School of Civil and Environmental Engineering

Ph.D. Thesis Defense Announcement

Ion Exchange for the Capture of Aqueous Selenium Oxyanions

By Zhuoyi Zeng

Advisor:

Dr. Sotira Yiacoumi (CEE)

Committee Members: 

Dr. Costas Tsouris (CEE/Oak Ridge National Lab), Dr. Yongsheng Chen (CEE), Dr. Xing Xie (CEE), Dr. Radu Custelcean (Oak Ridge National Lab)

Date and Time:  Tuesday, May 5th, 2026.  10 am EST

Location: 

Room 4222, Price Gilbert Memorial Library or https://gatech.zoom.us/j/99747481518  

ABSTRACT
Selenium (Se) is an essential micronutrient but becomes toxic at elevated concentrations, posing significant risks to aquatic ecosystems and human health. Coal-fired power plant wastewaters are a primary source of Se contamination, and the U.S. Environmental Protection Agency has set a stringent discharge limit of 5 μg/L for freshwater systems. Removing Se from these wastewaters is technically challenging because Se exists at trace concentrations alongside extreme competing sulfate concentrations. Ion exchange using commercially available strong-base anion-exchange resins offers a promising approach, yet its deployment is hindered by fundamental knowledge gaps and practical challenges, including insufficient mechanistic understanding, limited evaluation under real industrial conditions, and the absence of effective regeneration protocols for complex matrices.In this context, the dissertation presented here develops and evaluates an ion-exchange-based process using the commercial resin AmberLite IRA-900 for effective and sustainable Se removal from aqueous solutions.
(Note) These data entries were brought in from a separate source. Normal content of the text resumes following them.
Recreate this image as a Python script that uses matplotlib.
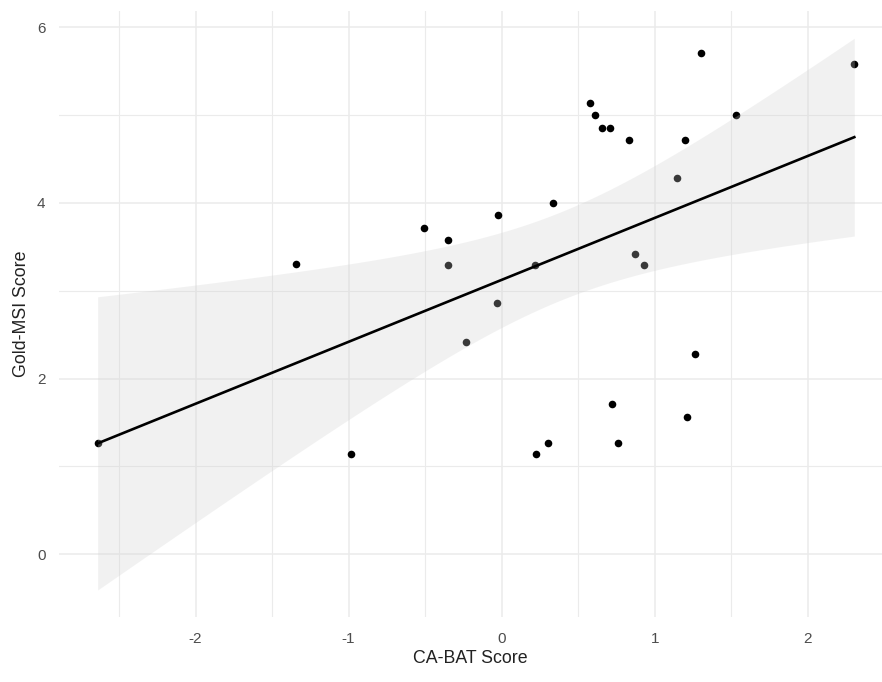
import numpy as np
import matplotlib
matplotlib.use("Agg")
import matplotlib.pyplot as plt
from matplotlib.ticker import MultipleLocator

plt.rcParams["font.family"] = ["Liberation Sans", "DejaVu Sans"]
plt.rcParams["axes.unicode_minus"] = False

# CA-BAT vs Gold-MSI scores per participant
ca_bat = [-2.64, -1.345, -0.987, -0.506, -0.351, -0.351, -0.233, -0.024, -0.033, 0.22,
          0.226, 0.303, 0.337, 0.577, 0.61, 0.656, 0.71, 0.719, 0.762, 0.83,
          0.873, 0.928, 1.146, 1.2, 1.211, 1.265, 1.30, 1.53, 2.305]
gold_msi = [1.27, 3.30, 1.14, 3.71, 3.58, 3.29, 2.42, 3.86, 2.855, 3.29,
            1.14, 1.27, 4.00, 5.14, 5.00, 4.85, 4.85, 1.71, 1.27, 4.72,
            3.42, 3.29, 4.28, 4.72, 1.56, 2.28, 5.71, 5.00, 5.58]

x = np.array(ca_bat)
y = np.array(gold_msi)

# linear fit with 95% confidence band
n = len(x)
slope, intercept = np.polyfit(x, y, 1)
resid = y - (slope * x + intercept)
s = np.sqrt(np.sum(resid ** 2) / (n - 2))
sxx = np.sum((x - x.mean()) ** 2)
t_crit = 2.052  # t(0.975, df=27)
xs = np.linspace(x.min(), x.max(), 200)
ys = slope * xs + intercept
se = s * np.sqrt(1 / n + (xs - x.mean()) ** 2 / sxx)

fig = plt.figure(figsize=(8.82, 6.82), dpi=100)
ax = fig.add_axes([0.0672, 0.0953, 0.9328, 0.889])

ax.scatter(x, y, s=30, color="black", zorder=2, linewidths=0)
ax.fill_between(xs, ys - t_crit * se, ys + t_crit * se, color="#cfcfcf", alpha=0.28,
                linewidth=0, zorder=3)
ax.plot(xs, ys, color="black", lw=1.9, zorder=4)

ax.set_xlim(-2.891, 2.486)
ax.set_ylim(-0.713, 6.187)
ax.xaxis.set_major_locator(MultipleLocator(1))
ax.xaxis.set_minor_locator(MultipleLocator(0.5))
ax.yaxis.set_major_locator(MultipleLocator(2))
ax.yaxis.set_minor_locator(MultipleLocator(1))
ax.grid(which="major", color="#ebebeb", lw=1.1)
ax.grid(which="minor", color="#ebebeb", lw=0.8)
ax.set_axisbelow(True)
for sp in ax.spines.values():
    sp.set_visible(False)
ax.tick_params(which="both", length=0, labelsize=11, labelcolor="#4d4d4d")
ax.tick_params(axis="x", pad=11)
ax.tick_params(axis="y", pad=10)

ax.set_xlabel("CA-BAT Score", fontsize=12.8, color="#222222", labelpad=3)
ax.set_ylabel("Gold-MSI Score", fontsize=12.8, color="#222222", labelpad=5)

fig.savefig("out.png", dpi=100)
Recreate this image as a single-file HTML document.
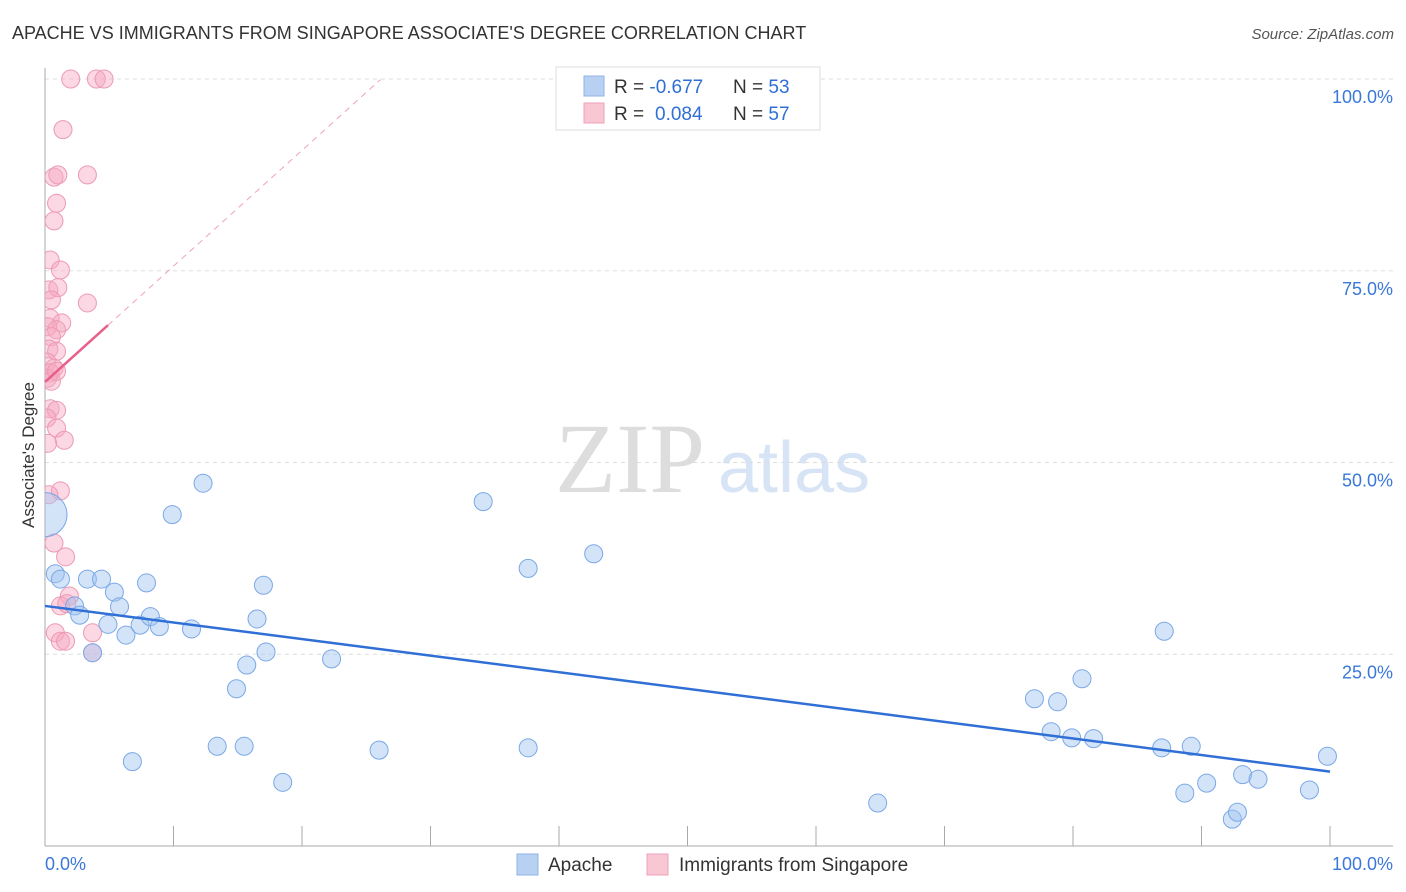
<!DOCTYPE html>
<html><head><meta charset="utf-8"><style>
body{margin:0;background:#fff;font-family:"Liberation Sans",sans-serif}
svg{display:block}
</style></head><body>
<svg id="c" width="1406" height="892">
<defs><clipPath id="plot"><rect x="45" y="60" width="1360" height="786"/></clipPath></defs>
<text x="12" y="39" font-size="18" fill="#333">APACHE VS IMMIGRANTS FROM SINGAPORE ASSOCIATE'S DEGREE CORRELATION CHART</text>
<text x="1394" y="39" font-size="15" fill="#555" font-style="italic" text-anchor="end">Source: ZipAtlas.com</text>
<text x="555" y="492" font-size="100" fill="#ddd" font-family="Liberation Serif,serif">ZIP</text>
<text x="718" y="492" font-size="72" fill="#d6e4f5">atlas</text>
<g id="grid"></g><g id="pink" clip-path="url(#plot)"></g><g id="blue" clip-path="url(#plot)"></g><g id="lines"></g>
<text x="0" y="0" font-size="17" fill="#333" text-anchor="middle" transform="translate(34,455) rotate(-90)">Associate's Degree</text>
<g>
<rect x="556" y="67" width="264" height="63" fill="#fff" stroke="#ddd"/>
<rect x="584" y="76" width="20" height="20" fill="#b8d1f3" stroke="#8fb3e6"/>
<rect x="584" y="103" width="20" height="20" fill="#f9c6d4" stroke="#f0a0b8"/>
<text x="614" y="93" font-size="19" fill="#333">R = <tspan fill="#2f6fd6">-0.677</tspan><tspan x="733">N = </tspan><tspan fill="#2f6fd6">53</tspan></text>
<text x="614" y="120" font-size="19" fill="#333">R = <tspan x="655" fill="#2f6fd6">0.084</tspan><tspan x="733">N = </tspan><tspan fill="#2f6fd6">57</tspan></text>
</g>
<g>
<rect x="517" y="854" width="21" height="21" fill="#b8d1f3" stroke="#8fb3e6"/>
<text x="548" y="871" font-size="19" fill="#333">Apache</text>
<rect x="647" y="854" width="21" height="21" fill="#f9c6d4" stroke="#f0a0b8"/>
<text x="679" y="871" font-size="19" fill="#333">Immigrants from Singapore</text>
</g>
</svg>
<script>
const blueX=[0.8,1.2,2.3,2.7,3.3,3.7,4.4,4.9,5.4,5.8,6.3,6.8,7.4,7.9,8.2,8.9,9.9,11.4,12.3,13.4,14.9,15.5,15.7,16.5,17.0,17.2,18.5,22.3,26.0,34.1,37.6,37.6,42.7,64.8,77.0,78.3,78.8,79.9,80.7,81.6,86.9,87.1,88.7,89.2,90.4,92.4,92.8,93.2,94.4,98.4,99.8];
const blueY=[35.5,34.8,31.3,30.1,34.8,25.2,34.8,28.9,33.1,31.2,27.5,11.0,28.8,34.3,29.9,28.6,43.2,28.3,47.3,13.0,20.5,13.0,23.6,29.6,34.0,25.3,8.3,24.4,12.5,44.9,36.2,12.8,38.1,5.6,19.2,14.9,18.8,14.1,21.8,14.0,12.8,28.0,6.9,13.0,8.2,3.5,4.4,9.3,8.7,7.3,11.7];
const pinkX=[2.0,4.0,4.6,1.4,0.7,1.0,3.3,0.9,0.7,0.4,1.2,0.3,1.0,0.5,3.3,0.4,1.3,0.2,0.9,0.5,0.3,0.9,0.15,0.7,0.4,0.2,0.5,0.9,0.4,0.9,0.15,0.9,1.5,0.2,1.2,0.3,0.7,1.6,1.9,1.2,1.7,0.8,3.7,1.2,1.6,3.7];
const pinkY=[100,100,100,93.4,87.2,87.5,87.5,83.8,81.5,76.4,75.1,72.5,72.8,71.2,70.8,68.8,68.2,67.7,67.3,66.4,64.8,64.5,63.1,62.3,61.7,61.0,60.6,61.9,57.0,56.8,55.8,54.5,52.9,52.5,46.3,45.8,39.5,37.7,32.6,31.3,31.6,27.8,27.8,26.7,26.7,25.2];
const yTicks=[25,50,75,100];
const blueTrend=[31.3,9.7];
const pinkTrend=[60.5,1.51];
const X=v=>45+v*12.85, Y=v=>846-v*7.67;
const NS="http://www.w3.org/2000/svg";
function mk(t,p,a){const e=document.createElementNS(NS,t);for(const k in a)e.setAttribute(k,a[k]);p.appendChild(e);return e;}
const g=document.getElementById('grid');
for(const t of yTicks){
 const l=mk('line',g,{x1:45,x2:1393,y1:Y(t),y2:Y(t),stroke:'#ddd','stroke-dasharray':'4,4'});
 
 
 const tx=mk('text',g,{x:1393,y:Y(t)+24,'font-size':18,fill:'#3a78d8','text-anchor':'end'});tx.textContent=t.toFixed(1)+'%';
 
 
}
const ax=mk('line',g,{x1:45,x2:45,y1:68,y2:846,stroke:'#aaa'});


const bx=mk('line',g,{x1:45,x2:1393,y1:846,y2:846,stroke:'#aaa'});


for(let i=0;i<=10;i++){const tk=mk('line',g,{x1:X(i*10),x2:X(i*10),y1:826,y2:846,stroke:'#aaa'});
 
 }
const x0=mk('text',g,{x:45,y:870,'font-size':18,fill:'#3a78d8'});x0.textContent='0.0%';


const x1=mk('text',g,{x:1393,y:870,'font-size':18,fill:'#3a78d8','text-anchor':'end'});x1.textContent='100.0%';


const pg=document.getElementById('pink');
pinkX.forEach((v,i)=>{const c=mk('circle',pg,{cx:X(v),cy:Y(pinkY[i]),r:9,fill:'rgba(246,168,192,0.45)',stroke:'#ec9ab4'});
 
 });
const bg=document.getElementById('blue');
const big=mk('circle',bg,{cx:X(0),cy:Y(43.2),r:22,fill:'rgba(160,195,240,0.45)',stroke:'#7aa8e6'});


blueX.forEach((v,i)=>{const c=mk('circle',bg,{cx:X(v),cy:Y(blueY[i]),r:9,fill:'rgba(160,195,240,0.45)',stroke:'#7aa8e6'});
 
 });
const lg=document.getElementById('lines');
const bl=mk('line',lg,{x1:X(0),y1:Y(blueTrend[0]),x2:X(100),y2:Y(blueTrend[1]),stroke:'#2f6fd6','stroke-width':2.5});


const pd=mk('line',lg,{x1:X(4.9),y1:Y(pinkTrend[0]+pinkTrend[1]*4.9),x2:X(26.1),y2:Y(pinkTrend[0]+pinkTrend[1]*26.1),stroke:'#f0a0b8','stroke-width':1,'stroke-dasharray':'6,5'});


const pl=mk('line',lg,{x1:X(0),y1:Y(pinkTrend[0]),x2:X(4.9),y2:Y(pinkTrend[0]+pinkTrend[1]*4.9),stroke:'#e8608a','stroke-width':2.5});


</script>
</body></html>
The work progresses through three interconnected tasks. The first task establishes a comprehensive understanding of Se oxyanion equilibrium, kinetics, and competitive interactions on IRA-900, supported by the mechanistic equilibrium and kinetic models that describe the ion-exchange behavior. The second task advances the evaluation to continuous-flow fixed-bed operations across increasingly complex aqueous matrices, from simulated wastewaters to real industrial leachate, and explores an integrated treatment strategy combining crystallization pretreatment with ion exchange polishing. The third task addresses resin regeneration, developing and validating a novel two-step protocol that overcomes the limitations of conventional approaches in complex industrial matrices. Together, these tasks establish a comprehensive scientific framework that bridges fundamental ion-exchange principles with practical process development, advancing the knowledge base needed for the effective treatment of Se-contaminated industrial wastewaters.